(Charts and diagrams as code)
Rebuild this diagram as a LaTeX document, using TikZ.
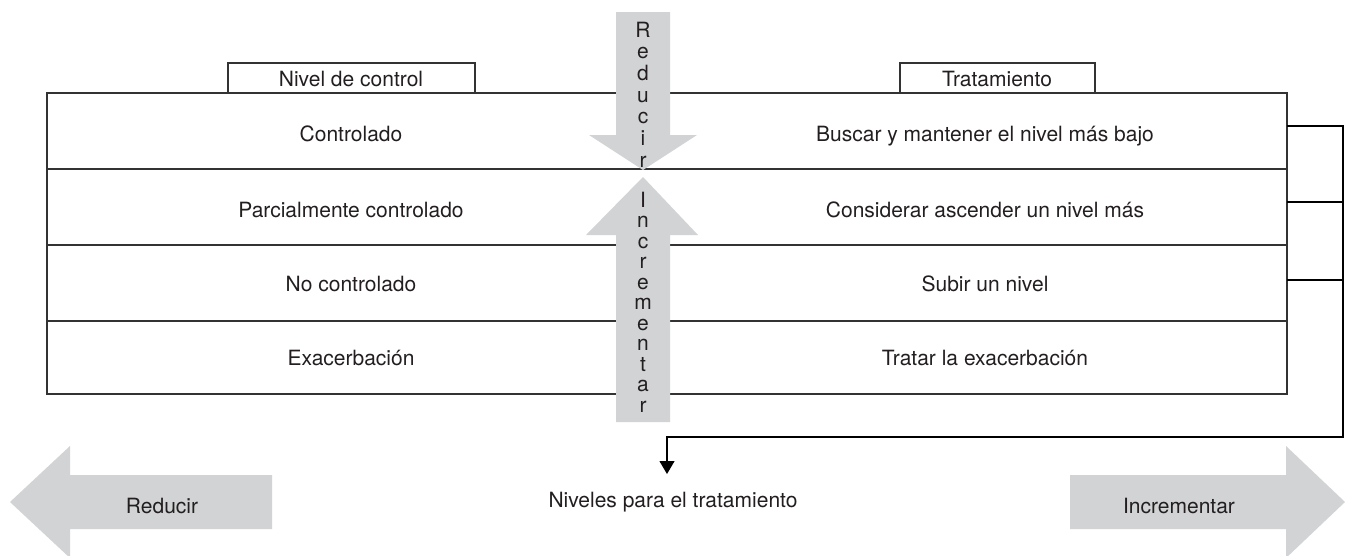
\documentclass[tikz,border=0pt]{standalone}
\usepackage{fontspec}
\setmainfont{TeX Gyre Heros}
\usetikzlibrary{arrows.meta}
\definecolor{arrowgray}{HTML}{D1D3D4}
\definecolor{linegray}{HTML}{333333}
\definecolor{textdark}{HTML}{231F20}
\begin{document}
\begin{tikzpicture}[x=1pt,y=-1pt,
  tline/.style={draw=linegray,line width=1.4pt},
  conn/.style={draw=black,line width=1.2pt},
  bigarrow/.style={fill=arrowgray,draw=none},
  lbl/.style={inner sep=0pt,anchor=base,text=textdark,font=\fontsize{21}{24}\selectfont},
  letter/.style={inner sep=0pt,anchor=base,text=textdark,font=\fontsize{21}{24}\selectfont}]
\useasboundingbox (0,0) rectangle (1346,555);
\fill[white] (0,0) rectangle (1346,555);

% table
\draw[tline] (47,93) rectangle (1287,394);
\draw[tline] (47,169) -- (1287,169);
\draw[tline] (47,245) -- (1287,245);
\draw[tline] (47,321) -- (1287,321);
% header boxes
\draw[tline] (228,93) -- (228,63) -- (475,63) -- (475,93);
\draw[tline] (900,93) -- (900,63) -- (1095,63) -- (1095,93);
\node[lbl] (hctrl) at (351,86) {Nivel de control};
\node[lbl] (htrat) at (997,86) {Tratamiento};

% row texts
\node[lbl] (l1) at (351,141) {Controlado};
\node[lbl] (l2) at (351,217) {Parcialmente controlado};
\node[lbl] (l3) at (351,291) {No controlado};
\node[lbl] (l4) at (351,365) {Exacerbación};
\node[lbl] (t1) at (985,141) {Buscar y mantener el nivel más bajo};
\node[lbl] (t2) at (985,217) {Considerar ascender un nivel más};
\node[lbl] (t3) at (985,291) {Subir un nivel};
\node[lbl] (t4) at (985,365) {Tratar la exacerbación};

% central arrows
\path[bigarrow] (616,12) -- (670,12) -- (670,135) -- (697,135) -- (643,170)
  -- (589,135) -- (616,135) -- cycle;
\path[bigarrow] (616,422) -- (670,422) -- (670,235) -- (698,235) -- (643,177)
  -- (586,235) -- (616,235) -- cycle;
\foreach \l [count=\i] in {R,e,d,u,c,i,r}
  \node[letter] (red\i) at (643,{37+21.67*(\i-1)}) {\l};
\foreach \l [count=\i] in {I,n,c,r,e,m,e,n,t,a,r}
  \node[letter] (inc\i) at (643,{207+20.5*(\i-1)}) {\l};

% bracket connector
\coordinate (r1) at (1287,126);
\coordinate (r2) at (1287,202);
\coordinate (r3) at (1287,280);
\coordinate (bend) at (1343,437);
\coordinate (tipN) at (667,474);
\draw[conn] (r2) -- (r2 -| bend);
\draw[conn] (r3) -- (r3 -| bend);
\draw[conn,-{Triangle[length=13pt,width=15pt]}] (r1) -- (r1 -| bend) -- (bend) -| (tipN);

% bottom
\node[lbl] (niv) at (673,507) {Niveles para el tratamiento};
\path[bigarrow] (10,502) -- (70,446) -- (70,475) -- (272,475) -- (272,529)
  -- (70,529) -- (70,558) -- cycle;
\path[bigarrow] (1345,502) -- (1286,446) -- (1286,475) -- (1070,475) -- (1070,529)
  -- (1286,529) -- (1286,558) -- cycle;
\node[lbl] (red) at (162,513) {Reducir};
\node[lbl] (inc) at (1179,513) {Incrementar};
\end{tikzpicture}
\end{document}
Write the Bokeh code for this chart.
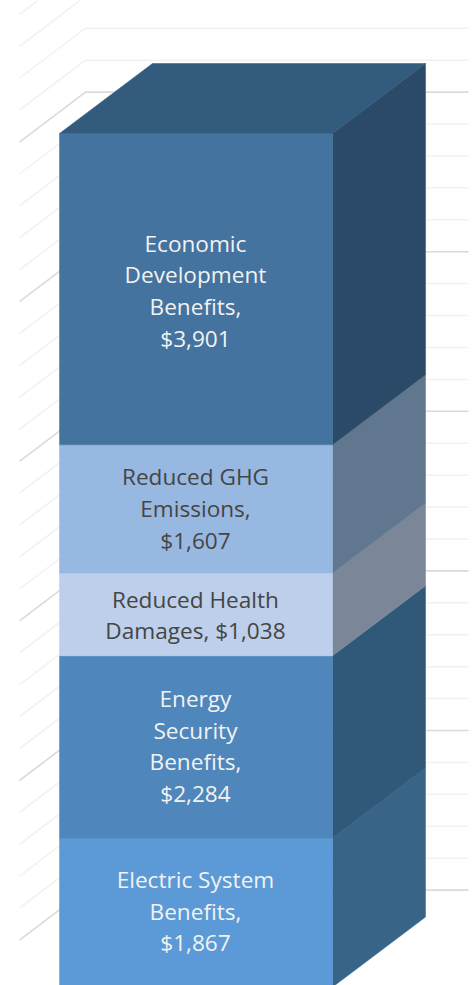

-- What the exercise asks --
Transcribe every record above exactly, leaving out the pictures.

-- The reply --
Rebuild this diagram as a LaTeX document, using TikZ.
\documentclass[tikz,border=0pt]{standalone}
\usepackage{fontspec}
\setmainfont{TeX Gyre Heros}
\usetikzlibrary{arrows.meta}
\definecolor{arrowgray}{HTML}{D1D3D4}
\definecolor{linegray}{HTML}{333333}
\definecolor{textdark}{HTML}{231F20}
\begin{document}
\begin{tikzpicture}[x=1pt,y=-1pt,
  tline/.style={draw=linegray,line width=1.4pt},
  conn/.style={draw=black,line width=1.2pt},
  bigarrow/.style={fill=arrowgray,draw=none},
  lbl/.style={inner sep=0pt,anchor=base,text=textdark,font=\fontsize{21}{24}\selectfont},
  letter/.style={inner sep=0pt,anchor=base,text=textdark,font=\fontsize{21}{24}\selectfont}]
\useasboundingbox (0,0) rectangle (1346,555);
\fill[white] (0,0) rectangle (1346,555);

% table
\draw[tline] (47,93) rectangle (1287,394);
\draw[tline] (47,169) -- (1287,169);
\draw[tline] (47,245) -- (1287,245);
\draw[tline] (47,321) -- (1287,321);
% header boxes
\draw[tline] (228,93) -- (228,63) -- (475,63) -- (475,93);
\draw[tline] (900,93) -- (900,63) -- (1095,63) -- (1095,93);
\node[lbl] (hctrl) at (351,86) {Nivel de control};
\node[lbl] (htrat) at (997,86) {Tratamiento};

% row texts
\node[lbl] (l1) at (351,141) {Controlado};
\node[lbl] (l2) at (351,217) {Parcialmente controlado};
\node[lbl] (l3) at (351,291) {No controlado};
\node[lbl] (l4) at (351,365) {Exacerbación};
\node[lbl] (t1) at (985,141) {Buscar y mantener el nivel más bajo};
\node[lbl] (t2) at (985,217) {Considerar ascender un nivel más};
\node[lbl] (t3) at (985,291) {Subir un nivel};
\node[lbl] (t4) at (985,365) {Tratar la exacerbación};

% central arrows
\path[bigarrow] (616,12) -- (670,12) -- (670,135) -- (697,135) -- (643,170)
  -- (589,135) -- (616,135) -- cycle;
\path[bigarrow] (616,422) -- (670,422) -- (670,235) -- (698,235) -- (643,177)
  -- (586,235) -- (616,235) -- cycle;
\foreach \l [count=\i] in {R,e,d,u,c,i,r}
  \node[letter] (red\i) at (643,{37+21.67*(\i-1)}) {\l};
\foreach \l [count=\i] in {I,n,c,r,e,m,e,n,t,a,r}
  \node[letter] (inc\i) at (643,{207+20.5*(\i-1)}) {\l};

% bracket connector
\coordinate (r1) at (1287,126);
\coordinate (r2) at (1287,202);
\coordinate (r3) at (1287,280);
\coordinate (bend) at (1343,437);
\coordinate (tipN) at (667,474);
\draw[conn] (r2) -- (r2 -| bend);
\draw[conn] (r3) -- (r3 -| bend);
\draw[conn,-{Triangle[length=13pt,width=15pt]}] (r1) -- (r1 -| bend) -- (bend) -| (tipN);

% bottom
\node[lbl] (niv) at (673,507) {Niveles para el tratamiento};
\path[bigarrow] (10,502) -- (70,446) -- (70,475) -- (272,475) -- (272,529)
  -- (70,529) -- (70,558) -- cycle;
\path[bigarrow] (1345,502) -- (1286,446) -- (1286,475) -- (1070,475) -- (1070,529)
  -- (1286,529) -- (1286,558) -- cycle;
\node[lbl] (red) at (162,513) {Reducir};
\node[lbl] (inc) at (1179,513) {Incrementar};
\end{tikzpicture}
\end{document}
Write the Bokeh code for this chart.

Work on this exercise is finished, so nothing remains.